Mumbai, Jan. 24: The Reserve Bank of India will soon announce the nature of specialised instruments, which public sector banks can use to raise capital to meet Basel-II norms by March 2007.

Commercial banks, particularly the nationalised ones, have been waiting for details from the RBI on new instruments that will qualify as Tier-I capital.

Speaking to newspersons after presenting the third-quarter review of the monetary policy today, RBI governor Y.V. Reddy said the guidelines for raising capital by banks was likely to be made public this weekend. Banks require around Rs 100,000-crore capital.

The central bank was planning to issue the guidelines today. But these were held back as some minor details are yet to be worked out, he added.

Indian banks’ appetite for capital is expected to rise significantly in the next few years to meet the huge demand for credit.

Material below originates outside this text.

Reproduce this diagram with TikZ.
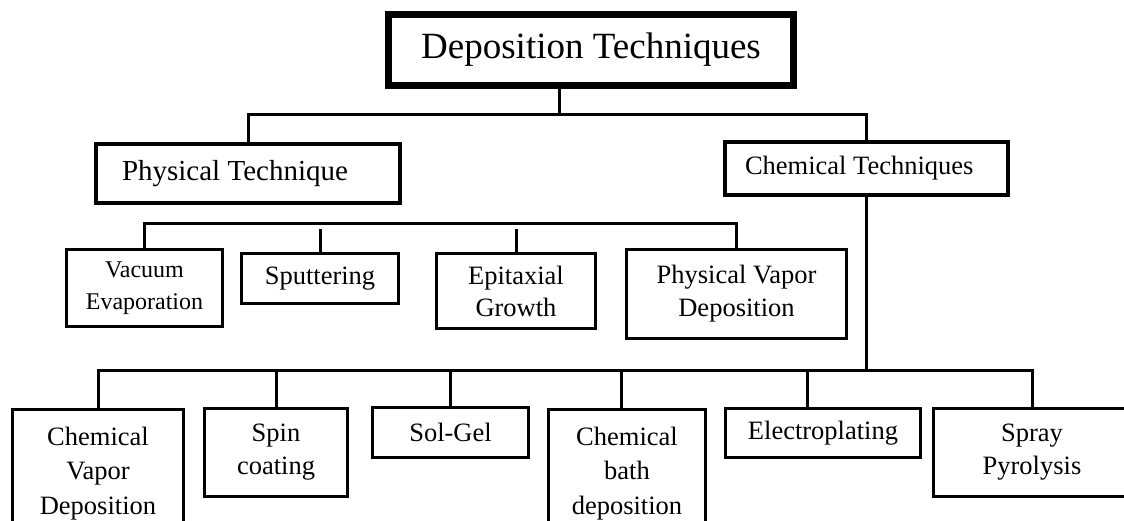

Moreover, the implementation of Basel II standards is also expected to exert pressure on banks’ capital requirements.

Many nationalised banks have been considering new instruments to raise resources, as the quantum of equity capital they can raise from markets is limited. This is because the government’s shareholding is close to the threshold limit of 51 per cent. At present, the government holds between 51 per cent and 73 per cent in 10 banks.

The Bank for International Settlements (BIS) has recognised hybrid capital as a form of bank capital since 1988.